Güzel Bağlar derken, tabi şimdiki Bağlar'dan bahsetmiyorum. Çocukluğumun ve gençliğimin bir bölümünün geçtiği Bağlar'ı söylüyorum.
Şimdi 'nerden geldi aklına' diyebilirsiniz. Zaman zaman gördüğünüz, ya da karşılaştığınız bir durum, size, geçmişi ve yaşadığınız anıları hatırlatıyor.
Tesadüfen ''Diyarbakır Güzel Bağlar, hanıme (xanıme) lorke'' türküsü kulağıma ilişince, Bağlar gözümün önüne geldi. Muhtemelen güzel bağlar olduğu yıllarda bestelenmiş..
Hani bir deyim vardır ya ''İnsan yaşlandıkça köklerine doğru inermiş'' diye. Laf aramızda, yoksa bende de mi aynı şey başladı diye demeden edemiyor insan. Yaş aldıkça insanın duygu ve düşüncesi de değişiyor; delikanlılık, ya da deli dolu günler olan gençlik yıllarındakinden farklı.
Konu konuyu açtı, dönelim konumuza.
Tam hatırlamıyorum, ama sanırım 3 ya da 4 yaşlarındaydım. Bağlar'da uçsuz bucaksız gibi görünen üzüm bağları ve bağların içinde de bağevleri vardı. Diyarbakır'ı bilenler bilir, şuan Hatboyu Caddesi'ndeki petrolün arkasındaki köşkte yaşıyorduk. Babamın halasına ait bu köşkte yaşıyorduk. Tabi köşk dediysem de öyle şatafatlı köşkler aklınıza gelmesin, aslında bir bağ eviydi yaşadığımız yer; diğer bağ evleri gibi. Büyük ve iki katlı oluşundan herhalde; köşk olarak adlandırıyorduk.

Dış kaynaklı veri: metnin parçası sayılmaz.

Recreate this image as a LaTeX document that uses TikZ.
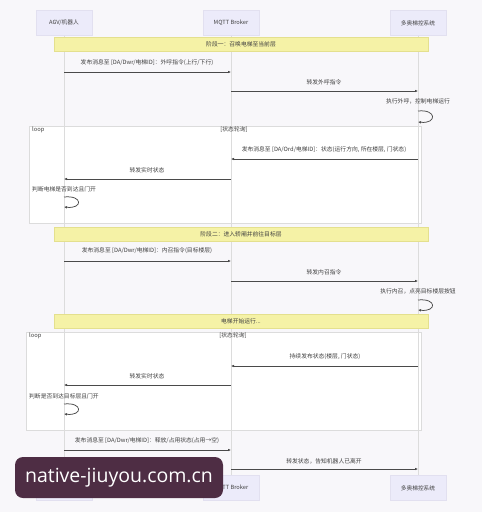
\documentclass[tikz,border=0pt]{standalone}
\usepackage{fontspec}
\setmainfont{Noto Sans CJK SC}
\newfontfamily\wmfont{Open Sans}
\usetikzlibrary{arrows.meta}
\definecolor{bg}{HTML}{F8F7FA}
\definecolor{partfill}{HTML}{ECEBFA}
\definecolor{partdraw}{HTML}{E2E0F0}
\definecolor{notefill}{HTML}{F5F2A6}
\definecolor{notedraw}{HTML}{E4E08E}
\definecolor{lifec}{HTML}{DCDCDC}
\definecolor{msgc}{HTML}{4A4A4A}
\definecolor{txtc}{HTML}{404040}
\definecolor{wmc}{HTML}{4E2D44}
\tikzset{
  x=1pt, y=-1pt,
  part/.style={draw=partdraw, fill=partfill, minimum width=56pt, minimum height=25pt, inner sep=0pt, font=\fontsize{5.7}{6}\selectfont, text=txtc},
  notebox/.style={draw=notedraw, fill=notefill, minimum width=374pt, minimum height=14pt, inner sep=0pt, font=\fontsize{5.8}{6}\selectfont, text=txtc},
  msg/.style={draw=msgc, line width=0.75pt, -{Latex[length=3pt,width=2.6pt]}},
  lbl/.style={font=\fontsize{5.8}{6}\selectfont, text=txtc, inner sep=0pt},
  life/.style={draw=lifec, line width=0.7pt},
  loopframe/.style={draw=lifec, fill=white, line width=0.6pt},
}
\begin{document}
\begin{tikzpicture}
\fill[bg] (0,0) rectangle (482,512);
\useasboundingbox (0,0) rectangle (482,512);

% loop frames
\draw[loopframe] (29,126) rectangle (421,223);
\draw[loopframe] (26,332) rectangle (421,430);

% participants
\node[part] (aT) at (64,23) {AGV/机器人};
\node[part] (bT) at (231,23) {MQTT Broker};
\node[part] (cT) at (418,23) {多奥梯控系统};
\node[part] (aB) at (64,488) {AGV/机器人};
\node[part] (bB) at (231,488) {MQTT Broker};
\node[part] (cB) at (418,488) {多奥梯控系统};
\draw[life] (aT) -- (aB);
\draw[life] (bT) -- (bB);
\draw[life] (cT) -- (cB);

% loop labels
\node[lbl, anchor=west] (l1) at (32,130) {loop};
\node[lbl] (l1c) at (234,130) {[状态轮询]};
\node[lbl, anchor=west] (l2) at (29,336) {loop};
\node[lbl] (l2c) at (233,336) {[状态轮询]};

% notes
\node[notebox] (n1) at (241,44.5) {阶段一：召唤电梯至当前层};
\node[notebox] (n2) at (241,234.5) {阶段二：进入轿厢并前往目标层};
\node[notebox] (n3) at (241,321) {电梯开始运行...};

% message endpoints
\foreach \n/\x/\y in {m1a/64/72, m1b/231/72, m2a/231/91, m2b/418/91,
  m4a/418/159, m4b/231/159, m5a/231/179, m5b/64/179,
  m7a/64/261, m7b/231/261, m8a/231/281, m8b/418/281,
  m10a/418/366, m10b/231/366, m11a/231/385, m11b/64/385,
  m13a/64/450, m13b/231/450, m14a/231/469, m14b/418/469,
  s3a/418/111, s3b/418/122, s6a/64/197, s6b/64/207,
  s9a/418/300, s9b/418/310, s12a/64/404, s12b/64/414}
  {\coordinate (\n) at (\x,\y);}

\node[lbl] (t1) at (147,63) {发布消息至 [DA/Dwr/电梯ID]：外呼指令(上行/下行)};
\draw[msg] (m1a) -- (m1b);
\node[lbl] (t2) at (324,82) {转发外呼指令};
\draw[msg] (m2a) -- (m2b);
\node[lbl] (t3) at (418,101) {执行外呼，控制电梯运行};
\draw[msg] (s3a) .. controls (437,109) and (437,124) .. (s3b);
\node[lbl] (t4) at (324,150) {发布消息至 [DA/Ord/电梯ID]：状态(运行方向, 所在楼层, 门状态)};
\draw[msg] (m4a) -- (m4b);
\node[lbl] (t5) at (147,170) {转发实时状态};
\draw[msg] (m5a) -- (m5b);
\node[lbl, anchor=west] (t6) at (32,189) {判断电梯是否到达且门开};
\draw[msg] (s6a) .. controls (83,195) and (83,209) .. (s6b);

\node[lbl] (t7) at (147,251) {发布消息至 [DA/Dwr/电梯ID]：内召指令(目标楼层)};
\draw[msg] (m7a) -- (m7b);
\node[lbl] (t8) at (324,272) {转发内召指令};
\draw[msg] (m8a) -- (m8b);
\node[lbl] (t9) at (418,291) {执行内召，点亮目标楼层按钮};
\draw[msg] (s9a) .. controls (437,298) and (437,312) .. (s9b);

\node[lbl] (t10) at (325,357) {持续发布状态(楼层, 门状态)};
\draw[msg] (m10a) -- (m10b);
\node[lbl] (t11) at (147,376) {转发实时状态};
\draw[msg] (m11a) -- (m11b);
\node[lbl, anchor=west] (t12) at (29,396) {判断是否到达目标层且门开};
\draw[msg] (s12a) .. controls (83,402) and (83,416) .. (s12b);

\node[lbl] (t13) at (147,441) {发布消息至 [DA/Dwr/电梯ID]：释放/占用状态(占用→空)};
\draw[msg] (m13a) -- (m13b);
\node[lbl] (t14) at (324,461) {转发状态，告知机器人已离开};
\draw[msg] (m14a) -- (m14b);

% watermark badge
\node[fill=wmc, rounded corners=8pt, minimum width=208pt, minimum height=41pt, inner sep=0pt, text=white, font=\wmfont\fontsize{19.5}{21}\selectfont] (wm) at (119,477.5) {native-jiuyou.com.cn};
\end{tikzpicture}
\end{document}
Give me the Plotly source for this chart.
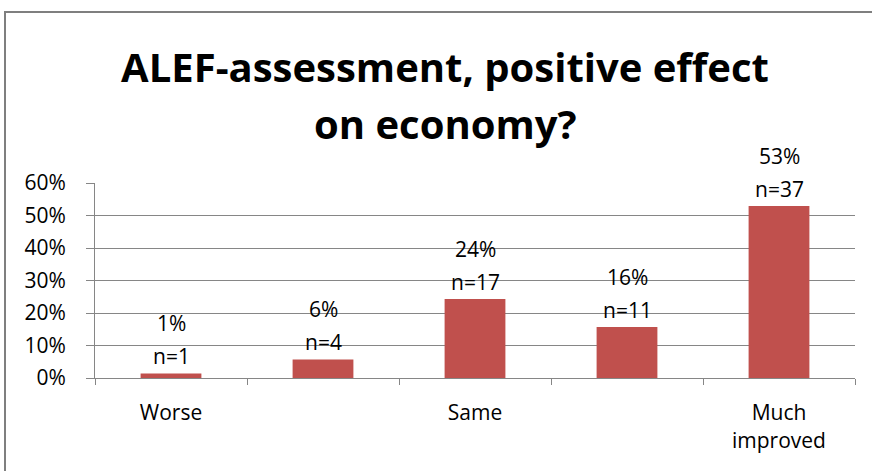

Eskiden bu tür bağ evleri ya da Sur ilçesindeki tarihi avlulu evlerin bazılarında biribirlerini tanıyan, akraba olan iki ya da üç aile birlikte kalırdı. Biz de bu köşkte iki aile kalıyorduk. (Eskiden yeterli konut olmadığı için aileler bir arada yaşardı, günümüzde ise ekonomik kriz nedeniyle insanlar bir evi paylaşmak zorunda kalıyor.). Daha sonra o bağevinden ayrılarak Koşuyolu mevkindeki bir eve yerleştik.
Koşuyolu, at yarışlarının yapıldığı bir yerdi. At yarışları şenlik havasında geçerdi.
Geçmişte Güneydoğu'nun bağcılık merkezi olan Diyarbakır, şimdi artık bu özelliğini kaybetmiş gibi.
Üzüm bağlarından adını alan Bağlar İlçesi, çarpık yapılaşma ve kentin en kötü görünümüne sahip bir yer oldu; yıllar içinde.
O güzelim üzüm bağları sökülüp atıldı ve yerine taş yığınları dikildi. Diyarbakır'ın konum ve arazisi itibariyle en güzel yeri olan Bağlar, geçmişte yapılan yanlış yapılaşmanın sıkıntısını çekiyor.
Bazen insan elindekinin kıymetini kaybedince anlıyor. O üzüm bağları yok edilmeden de şehirleşme planı yapılabilirdi.